[Start Material]
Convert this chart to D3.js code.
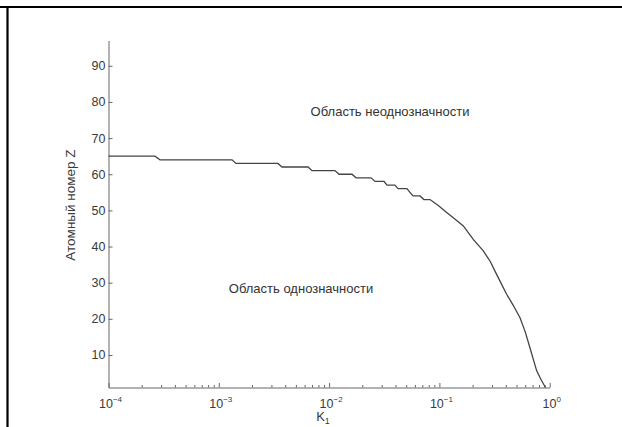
<!DOCTYPE html>
<html><head><meta charset="utf-8">
<script src="https://cdn.jsdelivr.net/npm/d3@7"></script>
<style>
html,body{margin:0;padding:0;background:#fff;overflow:hidden;width:622px;height:427px;}
svg{display:block;}
svg text{font-family:"Liberation Sans",Arial,Helvetica,sans-serif;}
</style></head>
<body><svg id="c" width="622" height="427"></svg>
<script>
// Boundary curve: K1 threshold vs atomic number Z
const kValues = [1e-4, 2.64e-4, 2.93e-4, 1.318e-3, 1.43e-3, 3.44e-3, 3.74e-3, 6.44e-3, 7.0e-3,
  1.131e-2, 1.23e-2, 1.613e-2, 1.754e-2, 2.40e-2, 2.61e-2, 3.15e-2, 3.35e-2, 3.95e-2, 4.22e-2,
  5.08e-2, 5.41e-2, 5.77e-2, 6.67e-2, 7.24e-2, 8.22e-2,
  0.097, 0.1164, 0.138, 0.1648, 0.2028, 0.250, 0.290, 0.330, 0.407, 0.470, 0.538, 0.600, 0.662, 0.762, 0.840, 0.916];
const zValues = [65, 65, 64, 64, 63, 63, 62, 62, 61,
  61, 60, 60, 59, 59, 58, 58, 57, 57, 56,
  56, 55, 54, 54, 53, 53,
  51.4, 49.4, 47.6, 45.7, 42, 38.8, 35.8, 32.3, 26.8, 23.6, 20.3, 16.4, 12, 5.6, 3.0, 1];
const yTicks = [10, 20, 30, 40, 50, 60, 70, 80, 90];
const xMajorExp = [-4, -3, -2, -1, 0];
const yLabel = "Атомный номер Z";
const xLabel = "K";
const xLabelSub = "1";
const regionTop = "Область неоднозначности";
const regionBottom = "Область однозначности";

const svg = d3.select("#c");
svg.append("rect").attr("width",622).attr("height",427).attr("fill","#fff");
// page frame lines
svg.append("line").attr("x1",0).attr("x2",622).attr("y1",7).attr("y2",7).attr("stroke","#000").attr("stroke-width",2.2);
svg.append("line").attr("x1",7.5).attr("x2",7.5).attr("y1",6).attr("y2",427).attr("stroke","#000").attr("stroke-width",2.2);

const x = d3.scaleLog().domain([1e-4, 1]).range([108.5, 549.7]);
const y = d3.scaleLinear().domain([1, 97]).range([387.5, 40.5]);

const axisColor = "#666";
const textColor = "#3a3a3a";
const tickFont = 12.5;

// x axis
const minorVals = [];
xMajorExp.forEach(e => { if (e < 0) for (let m = 2; m <= 9; m++) minorVals.push(m * Math.pow(10, e)); });
const majorVals = xMajorExp.map(e => Math.pow(10, e));
const gx = svg.append("g").attr("transform","translate(0,387.5)");
gx.call(d3.axisBottom(x).tickValues(minorVals).tickSizeInner(-2.5).tickSizeOuter(0).tickFormat(""));
gx.append("g").call(d3.axisBottom(x).tickValues(majorVals).tickSizeInner(-4.5).tickSizeOuter(0).tickFormat(""))
  .select(".domain").remove();
gx.selectAll("path,line").attr("stroke",axisColor);
xMajorExp.forEach(e => {
  const t = gx.append("text").attr("x", x(Math.pow(10,e)) + 2).attr("y", 20).attr("text-anchor","middle")
    .attr("fill",textColor).attr("font-size",tickFont);
  t.append("tspan").text("10");
  t.append("tspan").attr("dy",-5.5).attr("font-size",8).text(e === 0 ? "0" : "\u2212" + (-e));
});

// y axis
const gy = svg.append("g").attr("transform","translate(108.5,0)");
gy.call(d3.axisLeft(y).tickValues(yTicks).tickSizeInner(-4).tickSizeOuter(0).tickPadding(3));
gy.selectAll("path,line").attr("stroke",axisColor);
gy.selectAll("text").attr("fill",textColor).attr("font-size",tickFont).attr("font-family","'Liberation Sans',Arial,sans-serif");

// curve
const line = d3.line().x((d,i) => x(kValues[i])).y((d,i) => y(zValues[i])).curve(d3.curveLinear);
svg.append("path").datum(zValues).attr("d", line).attr("fill","none").attr("stroke","#444").attr("stroke-width",1.3);

// labels
svg.append("text").attr("transform","translate(75,205) rotate(-90)").attr("text-anchor","middle")
  .attr("font-size",13.5).attr("fill",textColor).text(yLabel);
const xl = svg.append("text").attr("x",323).attr("y",421).attr("text-anchor","middle").attr("font-size",13).attr("fill",textColor);
xl.append("tspan").text(xLabel);
xl.append("tspan").attr("dy",3).attr("font-size",9).text(xLabelSub);
svg.append("text").attr("x",390).attr("y",116).attr("text-anchor","middle").attr("font-size",13).attr("fill","#333").text(regionTop);
svg.append("text").attr("x",301).attr("y",293).attr("text-anchor","middle").attr("font-size",13).attr("fill","#333").text(regionBottom);
</script></body></html>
[End Material]
Your task: Give every line above again exactly, with no pictures.

Expected output:
Convert this chart to D3.js code.
<!DOCTYPE html>
<html><head><meta charset="utf-8">
<script src="https://cdn.jsdelivr.net/npm/d3@7"></script>
<style>
html,body{margin:0;padding:0;background:#fff;overflow:hidden;width:622px;height:427px;}
svg{display:block;}
svg text{font-family:"Liberation Sans",Arial,Helvetica,sans-serif;}
</style></head>
<body><svg id="c" width="622" height="427"></svg>
<script>
// Boundary curve: K1 threshold vs atomic number Z
const kValues = [1e-4, 2.64e-4, 2.93e-4, 1.318e-3, 1.43e-3, 3.44e-3, 3.74e-3, 6.44e-3, 7.0e-3,
  1.131e-2, 1.23e-2, 1.613e-2, 1.754e-2, 2.40e-2, 2.61e-2, 3.15e-2, 3.35e-2, 3.95e-2, 4.22e-2,
  5.08e-2, 5.41e-2, 5.77e-2, 6.67e-2, 7.24e-2, 8.22e-2,
  0.097, 0.1164, 0.138, 0.1648, 0.2028, 0.250, 0.290, 0.330, 0.407, 0.470, 0.538, 0.600, 0.662, 0.762, 0.840, 0.916];
const zValues = [65, 65, 64, 64, 63, 63, 62, 62, 61,
  61, 60, 60, 59, 59, 58, 58, 57, 57, 56,
  56, 55, 54, 54, 53, 53,
  51.4, 49.4, 47.6, 45.7, 42, 38.8, 35.8, 32.3, 26.8, 23.6, 20.3, 16.4, 12, 5.6, 3.0, 1];
const yTicks = [10, 20, 30, 40, 50, 60, 70, 80, 90];
const xMajorExp = [-4, -3, -2, -1, 0];
const yLabel = "Атомный номер Z";
const xLabel = "K";
const xLabelSub = "1";
const regionTop = "Область неоднозначности";
const regionBottom = "Область однозначности";

const svg = d3.select("#c");
svg.append("rect").attr("width",622).attr("height",427).attr("fill","#fff");
// page frame lines
svg.append("line").attr("x1",0).attr("x2",622).attr("y1",7).attr("y2",7).attr("stroke","#000").attr("stroke-width",2.2);
svg.append("line").attr("x1",7.5).attr("x2",7.5).attr("y1",6).attr("y2",427).attr("stroke","#000").attr("stroke-width",2.2);

const x = d3.scaleLog().domain([1e-4, 1]).range([108.5, 549.7]);
const y = d3.scaleLinear().domain([1, 97]).range([387.5, 40.5]);

const axisColor = "#666";
const textColor = "#3a3a3a";
const tickFont = 12.5;

// x axis
const minorVals = [];
xMajorExp.forEach(e => { if (e < 0) for (let m = 2; m <= 9; m++) minorVals.push(m * Math.pow(10, e)); });
const majorVals = xMajorExp.map(e => Math.pow(10, e));
const gx = svg.append("g").attr("transform","translate(0,387.5)");
gx.call(d3.axisBottom(x).tickValues(minorVals).tickSizeInner(-2.5).tickSizeOuter(0).tickFormat(""));
gx.append("g").call(d3.axisBottom(x).tickValues(majorVals).tickSizeInner(-4.5).tickSizeOuter(0).tickFormat(""))
  .select(".domain").remove();
gx.selectAll("path,line").attr("stroke",axisColor);
xMajorExp.forEach(e => {
  const t = gx.append("text").attr("x", x(Math.pow(10,e)) + 2).attr("y", 20).attr("text-anchor","middle")
    .attr("fill",textColor).attr("font-size",tickFont);
  t.append("tspan").text("10");
  t.append("tspan").attr("dy",-5.5).attr("font-size",8).text(e === 0 ? "0" : "\u2212" + (-e));
});

// y axis
const gy = svg.append("g").attr("transform","translate(108.5,0)");
gy.call(d3.axisLeft(y).tickValues(yTicks).tickSizeInner(-4).tickSizeOuter(0).tickPadding(3));
gy.selectAll("path,line").attr("stroke",axisColor);
gy.selectAll("text").attr("fill",textColor).attr("font-size",tickFont).attr("font-family","'Liberation Sans',Arial,sans-serif");

// curve
const line = d3.line().x((d,i) => x(kValues[i])).y((d,i) => y(zValues[i])).curve(d3.curveLinear);
svg.append("path").datum(zValues).attr("d", line).attr("fill","none").attr("stroke","#444").attr("stroke-width",1.3);

// labels
svg.append("text").attr("transform","translate(75,205) rotate(-90)").attr("text-anchor","middle")
  .attr("font-size",13.5).attr("fill",textColor).text(yLabel);
const xl = svg.append("text").attr("x",323).attr("y",421).attr("text-anchor","middle").attr("font-size",13).attr("fill",textColor);
xl.append("tspan").text(xLabel);
xl.append("tspan").attr("dy",3).attr("font-size",9).text(xLabelSub);
svg.append("text").attr("x",390).attr("y",116).attr("text-anchor","middle").attr("font-size",13).attr("fill","#333").text(regionTop);
svg.append("text").attr("x",301).attr("y",293).attr("text-anchor","middle").attr("font-size",13).attr("fill","#333").text(regionBottom);
</script></body></html>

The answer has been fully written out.